Carnivals in Italy or Carnevale is celebrated in many cities during the 40 days before Easter. The biggest party occurs before Ash Wednesday and Lent. Carnivals in Italy usually last for two to three weeks or at least one weekend before the last and most exciting day of carnival—Shrove Tuesday. The highlight of this joyous winter celebration is artistic masks and colorful parades with music and parties. Celebrated since the 1200s, Carnivals in Italy are still hugely popular and loved by not just Italians but also visitors from all over the world. The most famous Carnevale occurs in Venice, and it's also the most popular among tourists. However other cities offer no less exciting experiences of a traditional winter festival.
Viareggio in Tuscany has one of the largest Carnevale celebrations that last for several weekends. Bright parades are known for their colossal paper mâché puppets.

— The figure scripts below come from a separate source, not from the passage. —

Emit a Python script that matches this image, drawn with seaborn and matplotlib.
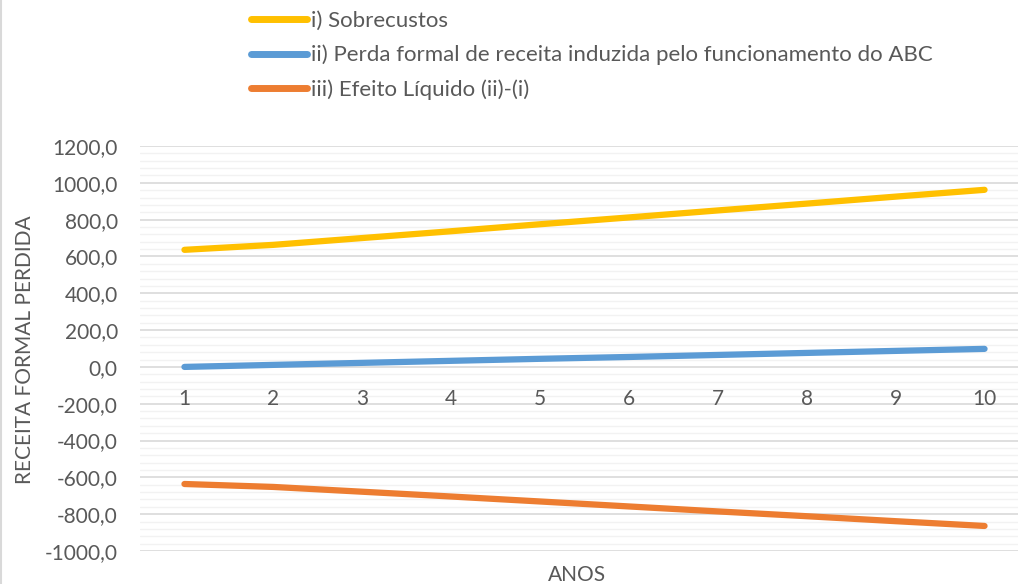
import pandas as pd
import matplotlib.pyplot as plt
import seaborn as sns
from matplotlib.ticker import MultipleLocator, FuncFormatter
from matplotlib.lines import Line2D

anos = [1, 2, 3, 4, 5, 6, 7, 8, 9, 10]
sobrecustos = [636, 663, 700, 737, 775, 812, 850, 887, 925, 962]
perda_formal = [0, 11, 22, 33, 44, 54, 65, 76, 87, 98]
efeito_liquido = [-636, -652, -678, -704, -731, -758, -785, -811, -838, -864]

series_names = [
    "i) Sobrecustos",
    "ii) Perda formal de receita induzida pelo funcionamento do ABC",
    "iii) Efeito Líquido (ii)-(i)",
]
colors = ["#FFC000", "#5B9BD5", "#ED7D31"]

df = pd.DataFrame({
    "ANOS": anos * 3,
    "valor": sobrecustos + perda_formal + efeito_liquido,
    "serie": [series_names[0]] * 10 + [series_names[1]] * 10 + [series_names[2]] * 10,
})

sns.set_style("white")
plt.rcParams["font.family"] = ["Lato", "DejaVu Sans"]
txt = "#595959"

fig = plt.figure(figsize=(10.18, 5.84), dpi=100)
ax = fig.add_axes([140 / 1018, 1 - 551 / 584, 889 / 1018, 405 / 584])

sns.lineplot(data=df, x="ANOS", y="valor", hue="serie", palette=colors,
             linewidth=4.5, ax=ax, legend=False, solid_capstyle="round")

ax.set_xlim(0.5, 10.5)
ax.set_ylim(-1000, 1200)
ax.yaxis.set_major_locator(MultipleLocator(200))
ax.yaxis.set_minor_locator(MultipleLocator(40))
ax.yaxis.set_major_formatter(FuncFormatter(lambda v, p: f"{v:.1f}".replace(".", ",")))
ax.grid(True, which="major", axis="y", color="#d9d9d9", linewidth=1.2, zorder=0)
ax.grid(True, which="minor", axis="y", color="#f2f2f2", linewidth=1.0, zorder=0)
ax.set_axisbelow(True)

ax.set_xticks(anos)
ax.spines["bottom"].set_position(("data", 0))
for s in ax.spines.values():
    s.set_visible(False)
ax.xaxis.set_zorder(3)
ax.tick_params(axis="x", length=0, pad=16, labelsize=15, labelcolor=txt)
ax.tick_params(axis="y", which="both", length=0, pad=16, labelsize=15, labelcolor=txt)

ax.set_xlabel("ANOS", fontsize=15, color=txt)
ax.xaxis.set_label_coords(0.4916, -0.035)
ax.set_ylabel("RECEITA FORMAL PERDIDA", fontsize=15, color=txt)
ax.yaxis.set_label_coords(-0.118, 0.496)

handles = [Line2D([0], [0], color=c, linewidth=5, solid_capstyle="round") for c in colors]
fig.legend(handles, series_names, loc="upper left", bbox_to_anchor=(231 / 1018, 1 + 9 / 584),
           frameon=False, fontsize=16, labelcolor=txt, handlelength=2.5,
           handletextpad=0.2, labelspacing=0.62)

fig.add_artist(Line2D([0.0005, 0.0005], [0, 1], color="#d9d9d9", linewidth=1.5,
                      transform=fig.transFigure))

plt.savefig("out.png", dpi=100)
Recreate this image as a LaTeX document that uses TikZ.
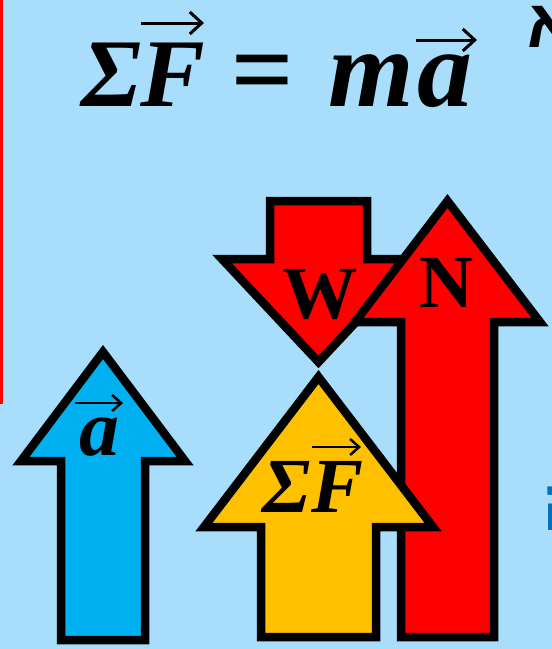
\documentclass[tikz,border=0pt]{standalone}
\usepackage{fontspec}
\usetikzlibrary{arrows.meta}
\newfontfamily\fmfont{Liberation Serif}
\newfontfamily\hebfont[Script=Hebrew]{Liberation Sans}
\definecolor{bgblue}{RGB}{168,222,252}
\definecolor{ablue}{RGB}{0,176,240}
\definecolor{fyellow}{RGB}{255,192,0}
\definecolor{tblue}{RGB}{0,112,192}
\newcommand{\fmtxt}{\fmfont\bfseries\itshape}
\begin{document}
\begin{tikzpicture}[x=1pt,y=-1pt,
  fatarrow/.style={draw=black, line width=8.5pt, line join=miter, miter limit=10},
  vecbig/.style={line width=3pt, -{Straight Barb[length=12pt,width=22pt,line join=miter]}},
  vecsmall/.style={line width=2.5pt, -{Straight Barb[length=9pt,width=16pt,line join=miter]}},
  lbl/.style={inner sep=0pt, outer sep=0pt}]
\useasboundingbox (0,0) rectangle (552,649);
\fill[bgblue] (0,0) rectangle (552,649);
\fill[red] (0,0) rectangle (3,404);
% arrows
\draw[fatarrow, fill=red] (270,201) -- (367,201) -- (367,259) -- (415,259) -- (318.5,362) -- (222,259) -- (270,259) -- cycle;
\draw[fatarrow, fill=red] (401,637) -- (401,322) -- (355,322) -- (447.5,201) -- (540,322) -- (494,322) -- (494,637) -- cycle;
\draw[fatarrow, fill=fyellow] (261,637) -- (261,527) -- (204,527) -- (318.5,377) -- (433,527) -- (376,527) -- (376,637) -- cycle;
\draw[fatarrow, fill=ablue] (61,640) -- (61,461) -- (21,461) -- (103,352) -- (185,461) -- (145,461) -- (145,640) -- cycle;
% texts
\node[lbl, anchor=base west] (formula) at (81,106)
  {\fontsize{97}{100}\selectfont\fmtxt Σ\kern-1pt F\hspace{26pt}\fontsize{110}{112}\selectfont=\hspace{35pt}m\kern4pt a};
\coordinate (vF1) at (141,23);  \coordinate (vF2) at (204,23);
\coordinate (va1) at (416,40);  \coordinate (va2) at (477,40);
\draw[vecbig] (vF1) -- (vF2);
\draw[vecbig] (va1) -- (va2);
\node[lbl, anchor=base] (wlbl) at (320,318) {\fontsize{75}{80}\selectfont\fmfont\bfseries W};
\node[lbl, anchor=base] (nlbl) at (447,307) {\fontsize{75}{80}\selectfont\fmfont\bfseries N};
\node[lbl, anchor=base] (albl) at (99,455) {\fontsize{80}{84}\selectfont\fmtxt a};
\coordinate (vs1) at (75,403); \coordinate (vs2) at (123,403);
\draw[vecsmall] (vs1) -- (vs2);
\node[lbl, anchor=base] (sflbl) at (313,512) {\fontsize{78}{82}\selectfont\fmtxt Σ\kern0pt F};
\coordinate (vy1) at (312,447); \coordinate (vy2) at (361,447);
\draw[vecsmall] (vy1) -- (vy2);
\node[lbl, anchor=base west] (heb1) at (527,47) {\fontsize{68}{70}\selectfont\hebfont\bfseries א};
\node[lbl, anchor=base west, text=tblue] (heb2) at (542,530) {\fontsize{72}{74}\selectfont\hebfont\bfseries ה};
\end{tikzpicture}
\end{document}
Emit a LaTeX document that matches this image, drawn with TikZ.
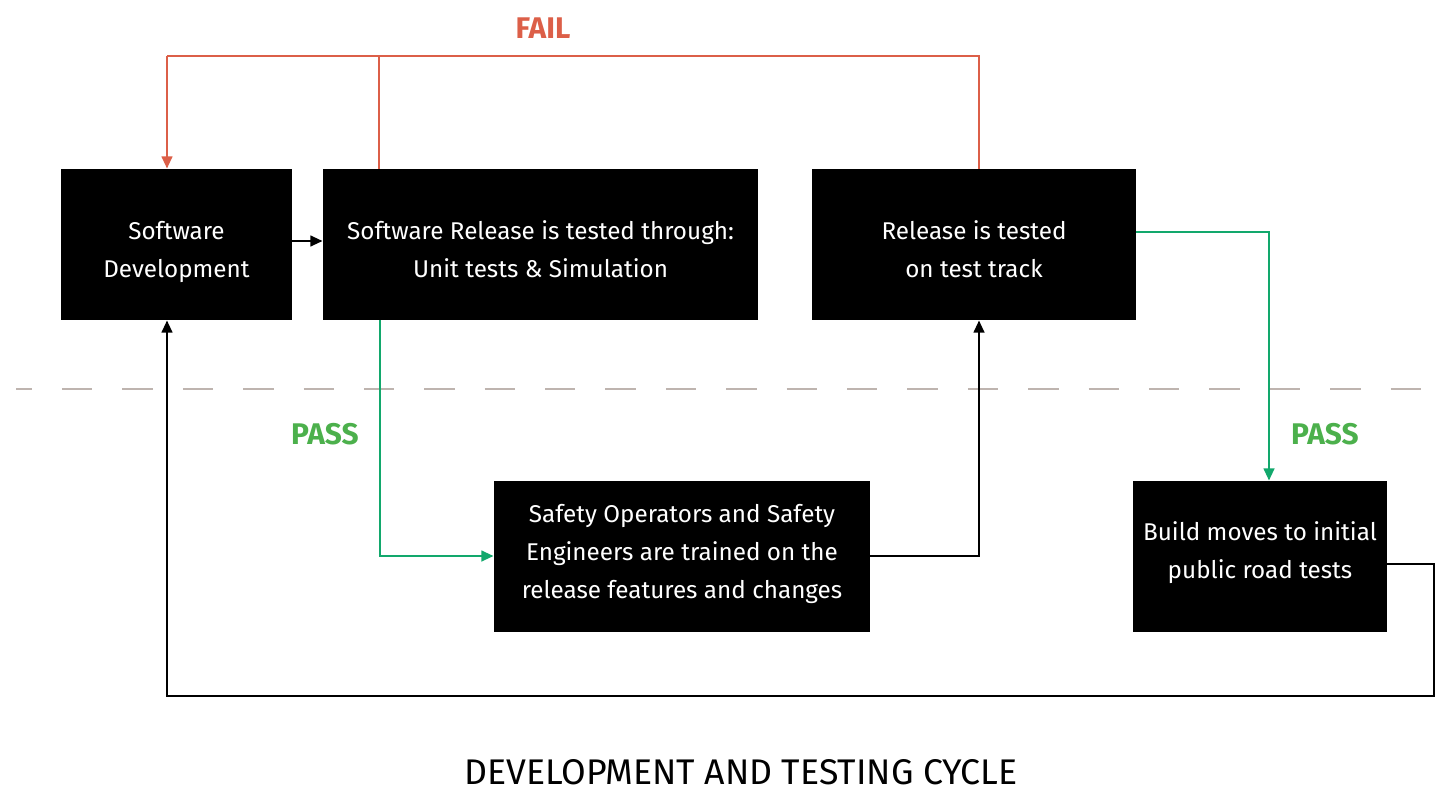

They depict politicians, celebrities, animals and other figures. Also, huge floats get more complex and creative each year. Carnevale in Viareggio started in 1873 as a masquerade for the rich bourgeois. It is followed by masked and musical street parties that last all night called veglioni colorati.
Ivrea in Piedmont also has a special Carnevale celebration. The annual colourful parade there always ends with a huge orange-throwing battle downtown. Started in1808, the Carnival of Ivrea is one of the oldest in Italy. The Battle of the Oranges revokes the battle that broke out between the residents of Ivrea and the Royal Napoleonic Troops. Therefore some participants represent Napoleonic troops. The city streets get filled with a citrus smell and orange colour. You can put on a red hat to show that you don't want to participate in the battle.
Puglia is famous for its Carnival celebrations all over Italy, especially popular is Carnevale of Putignano. It is the longest and possibly oldest celebration in the country. It starts after Christmas on December 26th and finishes on Fat Tuesday before Lent. The parades in Putignano begin in February. The carnival here dates back to 1394, being among the oldest in Europe. The town explodes with costumes, masks, and floats that parade the city streets. Also, the poets are reciting satyrical verses on the central square to entertain the crowds.
The Carnival of Cento in the Province of Ferrara has historical origins, as it was described on a fresco painted by Gian Francesco Barbieri in 1615. A local mask called “il Berlingaccio” brings the fresco to street life during the carnival. Cento Carnival is also famous for its float parades accompanied by music and dancing figures in masks, while inflatable and plush objects called gettito are launched into the skies. This Carnival runs for five Sundays before Lent.
Acireale’s Carnevale in Sicily is considered one of the most beautiful in Italy. The baroque historical centre gets filled with paper mâché floats, and great flower floats that showcase characters and images made only with flowers.